If you change 'woman' to 'female' and change 'man' to 'male', the rank falls from an already abysmal 31st to 153rd! I'll explain why in a moment. Observe that as much as we'd like to think we're dealing with relative meanings, that simply isn't correct. That doesn't mean, however, that it isn't super useful for many applications!

vectors.most_similar(positive=['metal'], negative=['genre'], topn=3)
[('steel', 0.5155385136604309),
 ('aluminum', 0.5124942660331726),
 ('aluminium', 0.4897114634513855)]

vectors.most_similar(positive=['metal'], negative=['material'], topn=3)
[('death/doom', 0.43624603748321533),
 ('unblack', 0.40582263469696045),
 ('death/thrash', 0.3975086510181427)]
# seems about right

Why such variance in performance? There isn't any; it's doing precisely what it was designed to do. The discrepancy isn't in the network, but in our expectations of it. This is the second aforementioned big factor: we see words whose meanings we know, so we think that we know the meanings of the words we see. We're returned 'queen' not because that's the word for a king who isn't a man and is a woman. Sure, there is a non-zero contribution of relative meanings, but that's a secondary action. If we aren't dealing with relative meanings, what do the outputs represent? Recall that I described the output of our transformation (network) as a "generalized spatially contextual relative meaning," the spatially contextual relativity of which is the inevitable result of the architectures and/or unsupervised mechanisms typically applied. As before, spatial relativity certainly carries some meaningful information, but written English employs many parameters in delivering meaning. If you want richer meaning to your theoretical manifolds than spatially contextual relative meaning, you'll need to design a method of supervision more suited to your desired or expected performance.

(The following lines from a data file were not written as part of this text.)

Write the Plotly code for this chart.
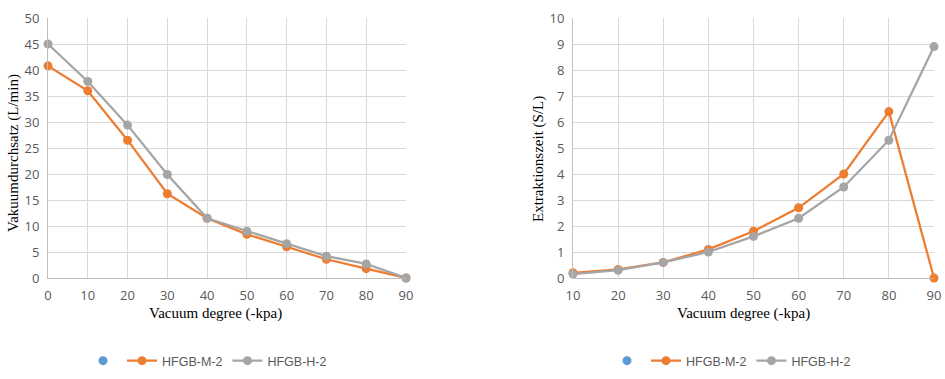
import plotly.graph_objects as go

x_left = [0, 10, 20, 30, 40, 50, 60, 70, 80, 90]
left_m2 = [40.8, 36.0, 26.5, 16.2, 11.5, 8.4, 6.0, 3.6, 1.8, 0.0]
left_h2 = [45.0, 37.8, 29.4, 19.9, 11.5, 9.0, 6.6, 4.2, 2.7, 0.0]

x_right = [10, 20, 30, 40, 50, 60, 70, 80, 90]
right_m2 = [0.2, 0.33, 0.6, 1.1, 1.8, 2.7, 4.0, 6.4, 0.0]
right_h2 = [0.15, 0.3, 0.6, 1.0, 1.6, 2.3, 3.5, 5.3, 8.9]

names = ["HFGB-M-2", "HFGB-H-2"]
ORANGE = "#ED7D31"
GRAY = "#A5A5A5"
BLUE = "#5B9BD5"

W, H = 945, 379


def px(X):
    return X / W


def py(Y):
    return 1 - Y / H


fig = go.Figure()


def add_set(xs, m2, h2, xa, ya, leg, legdot):
    fig.add_trace(go.Scatter(x=[None], y=[None], mode="markers", name="",
                             marker=dict(color=BLUE, size=9), xaxis=xa, yaxis=ya,
                             legend=legdot, showlegend=True))
    fig.add_trace(go.Scatter(x=xs, y=m2, mode="lines+markers", name=names[0],
                             line=dict(color=ORANGE, width=2.25),
                             marker=dict(color=ORANGE, size=9),
                             xaxis=xa, yaxis=ya, legend=leg, cliponaxis=False))
    fig.add_trace(go.Scatter(x=xs, y=h2, mode="lines+markers", name=names[1],
                             line=dict(color=GRAY, width=2.25),
                             marker=dict(color=GRAY, size=9),
                             xaxis=xa, yaxis=ya, legend=leg, cliponaxis=False))


add_set(x_left, left_m2, left_h2, "x", "y", "legend", "legend3")
add_set(x_right, right_m2, right_h2, "x2", "y2", "legend2", "legend4")

tickfont = dict(family="Open Sans, Liberation Sans, Arial", size=13, color="#595959")
ax_common = dict(showgrid=True, gridcolor="#D9D9D9", gridwidth=1, zeroline=False,
                 showline=True, linecolor="#BFBFBF", linewidth=1, ticks="",
                 tickfont=tickfont, mirror=False, automargin=False,
                 ticklabeloverflow="allow")

ydom = [py(278), py(18)]
legfont = dict(family="Liberation Sans, Arial", size=12.5, color="#595959")


def leg(xpage):
    return dict(orientation="h", xref="container", yref="container",
                x=px(xpage), y=py(361), xanchor="left", yanchor="middle",
                font=legfont, itemwidth=30, tracegroupgap=0, bgcolor="rgba(0,0,0,0)")


fig.update_layout(
    width=W, height=H,
    margin=dict(l=0, r=0, t=0, b=0, autoexpand=False),
    paper_bgcolor="white", plot_bgcolor="white",
    xaxis=dict(domain=[px(48), px(406)], range=[0, 90], dtick=10, tick0=0, anchor="y",
               ticklabelstandoff=5, **ax_common),
    yaxis=dict(domain=ydom, range=[0, 50], dtick=5, anchor="x", ticklabelstandoff=5, **ax_common),
    xaxis2=dict(domain=[px(573), px(934)], range=[10, 90], dtick=10, tick0=10, anchor="y2",
                ticklabelstandoff=5, **ax_common),
    yaxis2=dict(domain=ydom, range=[0, 10], dtick=1, anchor="x2", ticklabelstandoff=5, **ax_common),
    legend=leg(122),
    legend2=leg(646),
    legend3=leg(83),
    legend4=leg(607),
)

titlefont = dict(family="Liberation Serif, Times New Roman", size=15, color="black")
fig.add_annotation(text="Vacuum degree (-kpa)", x=px(215), y=py(313), xref="paper", yref="paper",
                   showarrow=False, font=titlefont, xanchor="center", yanchor="middle")
fig.add_annotation(text="Vacuum degree (-kpa)", x=px(743), y=py(313), xref="paper", yref="paper",
                   showarrow=False, font=titlefont, xanchor="center", yanchor="middle")
fig.add_annotation(text="Vakuumdurchsatz (L/min)", x=px(13), y=py(153), xref="paper", yref="paper",
                   showarrow=False, font=titlefont, textangle=-90, xanchor="center", yanchor="middle")
fig.add_annotation(text="Extraktionszeit (S/L)", x=px(538), y=py(159), xref="paper", yref="paper",
                   showarrow=False, font=titlefont, textangle=-90, xanchor="center", yanchor="middle")

fig.write_html("out.html",
               config={"displayModeBar": False},
               post_script="document.body.style.margin='0';document.body.style.overflow='hidden';")
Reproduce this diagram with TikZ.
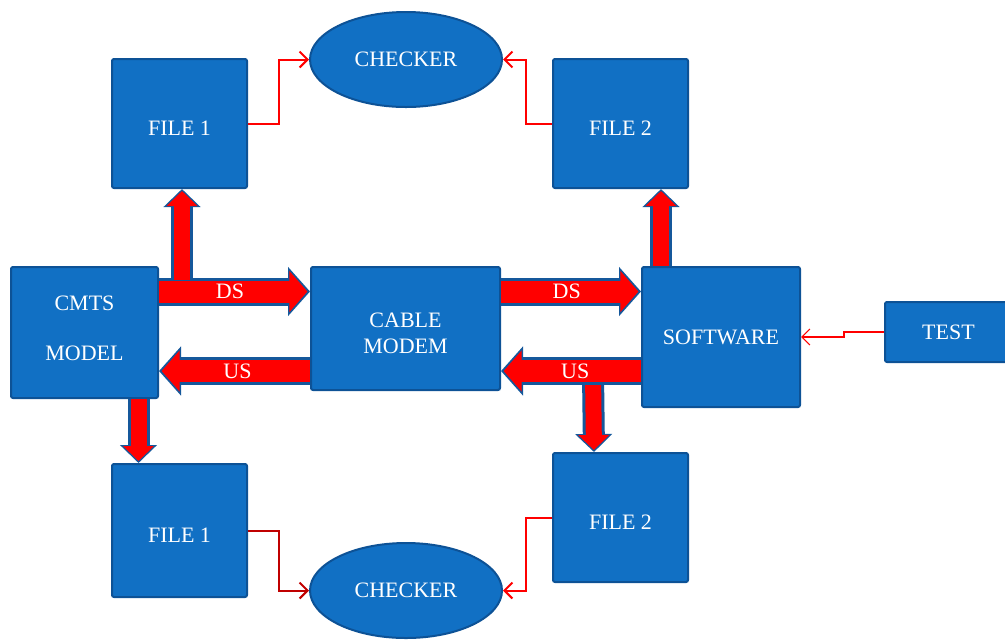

With this in mind, and looking to the code-block above, it's clear that 'metal' when referring specifically to not-'genre' produces vectors near types of metallic materials, and likewise 'metal' when referring specifically to not-'material' produces vectors near types of metal genres. This is almost entirely because tokens whose vectors are near to that of 'metal' but far from that of 'genre' seldom appear in spatial proximity with references to 'metal' as a genre, and likewise the whole lot for 'material.' In simpler terms, how often, when writing about physical metallicity, does one mention music genres? Likewise, how often, when writing about death metal (music genre) does one speak of steel or aluminum? Now it should be clear why the results of these two examples can seem so apt, while the patriarch/matriarch expectation fell flat on its face. It should also make the underlying action of the result of the equation in question quite clear.

So, all said, what is it about a model like word2vec that makes the equation hold true? Because it provides a transformation from one coordinate system to another (in this case, from a simulacrum of written English to one of spatially contextual relative meaning), which occurs frequently enough in general written English as to satisfy the given equation, behaving precisely as was intended by model architecture.

  • It was a hard decision for me which of the two candidate answers to accept. I lke the detailed exposition of the examples in this answer but I frown upon some heavy terminology like "topological semantics" and "discrete manifold of understanding". I had some courses in differential geometry and have some grip of differentiable manifolds and their amazing features (like orientablitity and topological invariants) but I don't see how those ideas are used by word2vec at all. May 4, 2020 at 15:04

This equation is the canonical example of an application of the GloVe algorithm, and I'd argue that the algorithm does not necessarily hold.

The equation "holds" because it describes a statistical likelyhood that happens to match our held believes, which, while believes are the basis for any probabilistic expectation, on the one hand, are likely a fundamental reason for the statistical distribution of the search terms in the corpus, on the other hand.

The technical means used to arrive at this construction matter, in principle, but practicly weren't asked for, so I won't go into details, which I do anyway not know yet. Rather, you ask for a natural interpretation. I still need to describe how to arrive at that, technicly.

I would first of all assume it means that man is to king as woman is to queen--but I would expect to see quotients in word2vec (Berlin / Germany = x / France).

Instead, I interpret this to say that a king (read: kingship) without the feature a notable man (read: without the significant feature man), can be valid (only?) if it features a woman, in which case the term reduces to spheres of influence of a queen.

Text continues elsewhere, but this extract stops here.